§ To be done: Give again, verbatim, the lines between the line that contains "Give me the React, TypeScript" and the line that contains "const FS = 16;", counting both ends. Pictures are excluded from the copy.

:: Excerpted records ::

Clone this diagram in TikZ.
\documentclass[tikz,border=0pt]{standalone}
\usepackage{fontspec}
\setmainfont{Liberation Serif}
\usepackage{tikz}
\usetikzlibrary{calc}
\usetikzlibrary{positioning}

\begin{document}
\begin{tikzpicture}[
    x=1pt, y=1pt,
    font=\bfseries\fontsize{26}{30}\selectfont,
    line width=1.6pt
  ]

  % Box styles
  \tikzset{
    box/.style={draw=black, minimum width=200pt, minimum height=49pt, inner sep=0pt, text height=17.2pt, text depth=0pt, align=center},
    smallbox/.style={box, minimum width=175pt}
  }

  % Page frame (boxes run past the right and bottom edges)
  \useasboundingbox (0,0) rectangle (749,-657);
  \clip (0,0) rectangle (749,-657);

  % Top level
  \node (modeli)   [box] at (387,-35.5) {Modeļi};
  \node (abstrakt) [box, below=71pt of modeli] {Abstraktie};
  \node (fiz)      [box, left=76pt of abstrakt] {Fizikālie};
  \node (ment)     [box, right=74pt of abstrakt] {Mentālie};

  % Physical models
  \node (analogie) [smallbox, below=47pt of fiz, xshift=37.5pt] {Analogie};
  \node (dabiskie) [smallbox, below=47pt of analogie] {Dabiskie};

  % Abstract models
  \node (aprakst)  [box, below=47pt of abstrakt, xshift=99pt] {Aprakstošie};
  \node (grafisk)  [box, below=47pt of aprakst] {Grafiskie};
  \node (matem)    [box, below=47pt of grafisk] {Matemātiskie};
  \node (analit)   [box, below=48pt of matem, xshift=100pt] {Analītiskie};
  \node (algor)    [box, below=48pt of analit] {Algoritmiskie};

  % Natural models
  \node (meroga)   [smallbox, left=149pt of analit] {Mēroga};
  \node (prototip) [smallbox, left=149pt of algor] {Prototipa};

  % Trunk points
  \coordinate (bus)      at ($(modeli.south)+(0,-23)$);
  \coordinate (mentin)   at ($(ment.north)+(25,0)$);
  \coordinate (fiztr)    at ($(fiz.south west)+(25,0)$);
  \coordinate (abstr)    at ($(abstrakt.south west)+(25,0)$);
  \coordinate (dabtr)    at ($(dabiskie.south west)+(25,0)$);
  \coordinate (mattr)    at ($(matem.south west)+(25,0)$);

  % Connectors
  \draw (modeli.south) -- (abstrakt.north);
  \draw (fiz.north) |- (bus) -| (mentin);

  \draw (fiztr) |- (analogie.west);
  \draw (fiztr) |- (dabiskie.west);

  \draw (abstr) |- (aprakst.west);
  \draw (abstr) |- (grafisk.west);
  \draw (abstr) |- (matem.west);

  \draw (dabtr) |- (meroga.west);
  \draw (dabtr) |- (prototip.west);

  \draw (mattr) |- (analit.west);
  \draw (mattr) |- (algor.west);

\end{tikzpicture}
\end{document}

:::
:: Excerpted records ::

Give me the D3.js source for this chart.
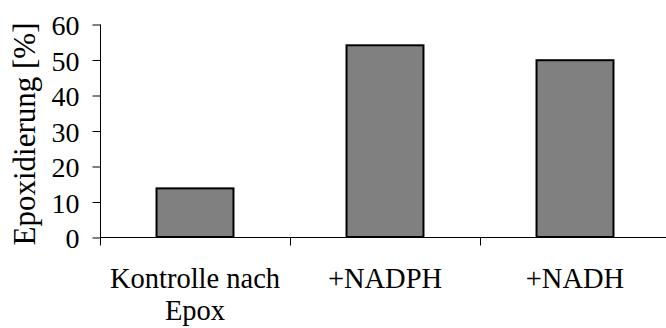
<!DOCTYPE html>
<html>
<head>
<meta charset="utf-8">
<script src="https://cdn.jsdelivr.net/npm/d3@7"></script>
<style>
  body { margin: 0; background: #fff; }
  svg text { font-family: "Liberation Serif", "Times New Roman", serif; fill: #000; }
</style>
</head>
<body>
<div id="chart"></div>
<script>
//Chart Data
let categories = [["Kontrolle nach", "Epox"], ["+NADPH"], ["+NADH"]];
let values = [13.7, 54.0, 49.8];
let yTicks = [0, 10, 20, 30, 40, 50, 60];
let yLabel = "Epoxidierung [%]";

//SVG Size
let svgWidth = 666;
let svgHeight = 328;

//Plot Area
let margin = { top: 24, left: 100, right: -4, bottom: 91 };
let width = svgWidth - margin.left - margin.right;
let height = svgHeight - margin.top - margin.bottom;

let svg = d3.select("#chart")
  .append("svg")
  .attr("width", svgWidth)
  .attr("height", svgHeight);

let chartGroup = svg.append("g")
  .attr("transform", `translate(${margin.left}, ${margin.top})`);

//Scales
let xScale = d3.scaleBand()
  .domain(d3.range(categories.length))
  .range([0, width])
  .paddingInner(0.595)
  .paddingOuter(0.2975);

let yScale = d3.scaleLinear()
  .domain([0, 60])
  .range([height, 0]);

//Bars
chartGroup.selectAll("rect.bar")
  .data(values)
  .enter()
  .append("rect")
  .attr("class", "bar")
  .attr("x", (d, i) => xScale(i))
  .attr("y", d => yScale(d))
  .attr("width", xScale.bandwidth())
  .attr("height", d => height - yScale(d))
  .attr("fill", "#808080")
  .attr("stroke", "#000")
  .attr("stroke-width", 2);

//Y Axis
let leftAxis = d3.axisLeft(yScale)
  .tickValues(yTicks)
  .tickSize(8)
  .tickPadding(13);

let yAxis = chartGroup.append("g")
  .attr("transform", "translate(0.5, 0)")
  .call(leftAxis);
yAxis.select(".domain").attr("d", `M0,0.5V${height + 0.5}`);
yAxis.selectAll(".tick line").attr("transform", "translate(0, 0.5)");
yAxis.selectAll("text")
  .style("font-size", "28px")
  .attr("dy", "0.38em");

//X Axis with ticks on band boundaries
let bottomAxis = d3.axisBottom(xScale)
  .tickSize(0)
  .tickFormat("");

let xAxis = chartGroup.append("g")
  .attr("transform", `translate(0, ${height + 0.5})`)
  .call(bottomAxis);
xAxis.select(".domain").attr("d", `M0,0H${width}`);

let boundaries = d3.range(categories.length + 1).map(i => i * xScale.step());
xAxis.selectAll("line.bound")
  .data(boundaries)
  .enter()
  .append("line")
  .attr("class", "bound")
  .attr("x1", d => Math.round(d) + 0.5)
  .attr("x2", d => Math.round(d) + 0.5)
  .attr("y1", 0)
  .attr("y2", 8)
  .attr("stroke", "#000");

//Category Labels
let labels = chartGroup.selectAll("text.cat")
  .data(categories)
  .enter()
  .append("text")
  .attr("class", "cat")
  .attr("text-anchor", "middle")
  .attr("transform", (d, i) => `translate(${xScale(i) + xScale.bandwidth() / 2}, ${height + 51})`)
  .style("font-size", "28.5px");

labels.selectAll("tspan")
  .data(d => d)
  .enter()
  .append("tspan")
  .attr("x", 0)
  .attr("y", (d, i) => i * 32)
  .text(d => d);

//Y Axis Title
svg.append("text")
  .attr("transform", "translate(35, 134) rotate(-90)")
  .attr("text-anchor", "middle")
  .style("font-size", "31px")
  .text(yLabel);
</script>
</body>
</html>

:::
:: Excerpted records ::

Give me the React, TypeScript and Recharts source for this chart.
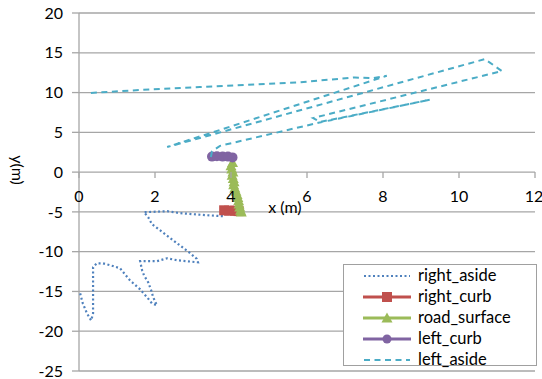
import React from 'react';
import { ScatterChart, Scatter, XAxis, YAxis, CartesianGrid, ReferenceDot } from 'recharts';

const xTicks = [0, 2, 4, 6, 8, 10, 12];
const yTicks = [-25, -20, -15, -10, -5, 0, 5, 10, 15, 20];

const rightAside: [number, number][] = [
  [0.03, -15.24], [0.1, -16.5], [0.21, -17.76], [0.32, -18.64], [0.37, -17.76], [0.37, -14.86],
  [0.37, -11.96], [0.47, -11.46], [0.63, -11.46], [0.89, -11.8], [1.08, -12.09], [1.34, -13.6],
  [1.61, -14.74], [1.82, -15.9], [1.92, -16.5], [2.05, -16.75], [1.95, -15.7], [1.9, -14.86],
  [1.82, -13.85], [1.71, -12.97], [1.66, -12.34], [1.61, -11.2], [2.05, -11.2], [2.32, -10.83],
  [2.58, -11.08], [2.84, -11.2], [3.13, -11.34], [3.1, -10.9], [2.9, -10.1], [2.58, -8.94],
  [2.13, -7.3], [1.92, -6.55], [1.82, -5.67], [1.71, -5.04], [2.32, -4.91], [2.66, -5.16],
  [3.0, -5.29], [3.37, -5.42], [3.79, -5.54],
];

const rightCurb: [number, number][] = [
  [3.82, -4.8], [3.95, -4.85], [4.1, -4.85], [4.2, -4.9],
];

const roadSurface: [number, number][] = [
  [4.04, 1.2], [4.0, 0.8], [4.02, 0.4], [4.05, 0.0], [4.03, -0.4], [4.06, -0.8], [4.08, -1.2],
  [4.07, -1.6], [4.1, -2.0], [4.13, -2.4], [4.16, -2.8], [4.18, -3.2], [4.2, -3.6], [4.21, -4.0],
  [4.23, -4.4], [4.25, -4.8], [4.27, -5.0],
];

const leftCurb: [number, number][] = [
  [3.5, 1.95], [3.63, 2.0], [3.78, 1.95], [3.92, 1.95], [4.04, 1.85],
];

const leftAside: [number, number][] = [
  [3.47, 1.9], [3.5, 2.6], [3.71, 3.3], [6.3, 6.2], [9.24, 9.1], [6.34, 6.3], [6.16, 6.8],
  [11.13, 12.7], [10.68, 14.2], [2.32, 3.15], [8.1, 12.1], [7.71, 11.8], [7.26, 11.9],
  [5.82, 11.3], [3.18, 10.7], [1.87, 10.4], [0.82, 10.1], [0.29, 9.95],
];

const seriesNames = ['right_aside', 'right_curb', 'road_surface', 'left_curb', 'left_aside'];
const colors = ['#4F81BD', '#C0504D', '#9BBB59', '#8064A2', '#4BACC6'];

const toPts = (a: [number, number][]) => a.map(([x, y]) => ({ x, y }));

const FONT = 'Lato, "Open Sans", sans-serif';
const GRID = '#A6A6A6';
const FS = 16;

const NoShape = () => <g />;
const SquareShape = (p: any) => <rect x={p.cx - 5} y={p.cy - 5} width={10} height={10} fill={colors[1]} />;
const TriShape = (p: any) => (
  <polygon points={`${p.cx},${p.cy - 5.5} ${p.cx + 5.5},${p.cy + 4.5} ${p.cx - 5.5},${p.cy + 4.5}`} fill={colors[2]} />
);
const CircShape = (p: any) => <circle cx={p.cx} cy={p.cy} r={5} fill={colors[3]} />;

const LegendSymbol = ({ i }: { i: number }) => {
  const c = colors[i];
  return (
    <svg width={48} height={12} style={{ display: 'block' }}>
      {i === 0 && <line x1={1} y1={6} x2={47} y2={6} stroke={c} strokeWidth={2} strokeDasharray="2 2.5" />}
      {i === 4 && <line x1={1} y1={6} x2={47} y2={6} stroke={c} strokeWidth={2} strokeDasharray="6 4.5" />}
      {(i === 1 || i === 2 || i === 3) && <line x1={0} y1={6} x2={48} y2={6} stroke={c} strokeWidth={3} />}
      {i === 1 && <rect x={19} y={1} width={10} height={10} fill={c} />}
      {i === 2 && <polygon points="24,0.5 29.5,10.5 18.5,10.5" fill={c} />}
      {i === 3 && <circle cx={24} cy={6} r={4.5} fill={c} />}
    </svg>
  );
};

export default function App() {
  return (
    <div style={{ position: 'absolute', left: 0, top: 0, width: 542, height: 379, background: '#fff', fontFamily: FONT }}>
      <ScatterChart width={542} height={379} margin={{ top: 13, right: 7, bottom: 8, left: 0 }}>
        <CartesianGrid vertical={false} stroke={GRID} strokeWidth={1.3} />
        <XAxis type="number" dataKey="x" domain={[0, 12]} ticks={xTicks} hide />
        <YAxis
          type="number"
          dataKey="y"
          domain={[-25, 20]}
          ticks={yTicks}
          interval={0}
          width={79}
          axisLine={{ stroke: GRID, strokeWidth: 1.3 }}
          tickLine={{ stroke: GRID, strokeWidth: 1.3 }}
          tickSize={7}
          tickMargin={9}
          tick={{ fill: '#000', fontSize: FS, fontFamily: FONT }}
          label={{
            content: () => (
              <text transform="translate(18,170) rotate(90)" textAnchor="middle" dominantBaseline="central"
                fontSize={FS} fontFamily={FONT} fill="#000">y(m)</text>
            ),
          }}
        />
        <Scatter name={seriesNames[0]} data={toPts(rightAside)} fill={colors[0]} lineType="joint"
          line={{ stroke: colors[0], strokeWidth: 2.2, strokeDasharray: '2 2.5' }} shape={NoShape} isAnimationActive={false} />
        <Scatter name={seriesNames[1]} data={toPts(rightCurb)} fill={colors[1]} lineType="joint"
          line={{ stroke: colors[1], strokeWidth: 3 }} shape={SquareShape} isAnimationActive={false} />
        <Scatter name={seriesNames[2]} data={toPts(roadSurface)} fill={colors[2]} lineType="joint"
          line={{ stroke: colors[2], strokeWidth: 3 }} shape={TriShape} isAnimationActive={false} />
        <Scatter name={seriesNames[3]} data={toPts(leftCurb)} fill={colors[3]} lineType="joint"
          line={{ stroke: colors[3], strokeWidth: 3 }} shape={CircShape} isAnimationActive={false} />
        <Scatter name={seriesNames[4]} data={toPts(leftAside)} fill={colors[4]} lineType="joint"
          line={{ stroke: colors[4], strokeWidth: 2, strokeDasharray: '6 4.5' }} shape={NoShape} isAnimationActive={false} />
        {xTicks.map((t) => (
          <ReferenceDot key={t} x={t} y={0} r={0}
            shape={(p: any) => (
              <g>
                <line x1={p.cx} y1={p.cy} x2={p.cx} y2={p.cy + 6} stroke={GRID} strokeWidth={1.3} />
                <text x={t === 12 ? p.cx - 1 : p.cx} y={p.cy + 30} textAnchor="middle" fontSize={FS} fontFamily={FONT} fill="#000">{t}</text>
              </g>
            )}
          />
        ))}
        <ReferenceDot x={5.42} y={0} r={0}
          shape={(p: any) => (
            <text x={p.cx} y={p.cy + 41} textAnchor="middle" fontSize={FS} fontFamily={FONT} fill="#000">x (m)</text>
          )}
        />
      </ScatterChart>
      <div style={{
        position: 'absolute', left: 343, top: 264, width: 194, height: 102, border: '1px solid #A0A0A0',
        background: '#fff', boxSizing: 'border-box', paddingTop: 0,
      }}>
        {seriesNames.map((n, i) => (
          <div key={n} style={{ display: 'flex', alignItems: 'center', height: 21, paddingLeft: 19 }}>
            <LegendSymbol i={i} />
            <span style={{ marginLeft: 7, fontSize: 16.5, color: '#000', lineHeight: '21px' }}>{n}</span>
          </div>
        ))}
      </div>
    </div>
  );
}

:::

§ Exercise solution:
Give me the React, TypeScript and Recharts source for this chart.
import React from 'react';
import { ScatterChart, Scatter, XAxis, YAxis, CartesianGrid, ReferenceDot } from 'recharts';

const xTicks = [0, 2, 4, 6, 8, 10, 12];
const yTicks = [-25, -20, -15, -10, -5, 0, 5, 10, 15, 20];

const rightAside: [number, number][] = [
  [0.03, -15.24], [0.1, -16.5], [0.21, -17.76], [0.32, -18.64], [0.37, -17.76], [0.37, -14.86],
  [0.37, -11.96], [0.47, -11.46], [0.63, -11.46], [0.89, -11.8], [1.08, -12.09], [1.34, -13.6],
  [1.61, -14.74], [1.82, -15.9], [1.92, -16.5], [2.05, -16.75], [1.95, -15.7], [1.9, -14.86],
  [1.82, -13.85], [1.71, -12.97], [1.66, -12.34], [1.61, -11.2], [2.05, -11.2], [2.32, -10.83],
  [2.58, -11.08], [2.84, -11.2], [3.13, -11.34], [3.1, -10.9], [2.9, -10.1], [2.58, -8.94],
  [2.13, -7.3], [1.92, -6.55], [1.82, -5.67], [1.71, -5.04], [2.32, -4.91], [2.66, -5.16],
  [3.0, -5.29], [3.37, -5.42], [3.79, -5.54],
];

const rightCurb: [number, number][] = [
  [3.82, -4.8], [3.95, -4.85], [4.1, -4.85], [4.2, -4.9],
];

const roadSurface: [number, number][] = [
  [4.04, 1.2], [4.0, 0.8], [4.02, 0.4], [4.05, 0.0], [4.03, -0.4], [4.06, -0.8], [4.08, -1.2],
  [4.07, -1.6], [4.1, -2.0], [4.13, -2.4], [4.16, -2.8], [4.18, -3.2], [4.2, -3.6], [4.21, -4.0],
  [4.23, -4.4], [4.25, -4.8], [4.27, -5.0],
];

const leftCurb: [number, number][] = [
  [3.5, 1.95], [3.63, 2.0], [3.78, 1.95], [3.92, 1.95], [4.04, 1.85],
];

const leftAside: [number, number][] = [
  [3.47, 1.9], [3.5, 2.6], [3.71, 3.3], [6.3, 6.2], [9.24, 9.1], [6.34, 6.3], [6.16, 6.8],
  [11.13, 12.7], [10.68, 14.2], [2.32, 3.15], [8.1, 12.1], [7.71, 11.8], [7.26, 11.9],
  [5.82, 11.3], [3.18, 10.7], [1.87, 10.4], [0.82, 10.1], [0.29, 9.95],
];

const seriesNames = ['right_aside', 'right_curb', 'road_surface', 'left_curb', 'left_aside'];
const colors = ['#4F81BD', '#C0504D', '#9BBB59', '#8064A2', '#4BACC6'];

const toPts = (a: [number, number][]) => a.map(([x, y]) => ({ x, y }));

const FONT = 'Lato, "Open Sans", sans-serif';
const GRID = '#A6A6A6';
const FS = 16;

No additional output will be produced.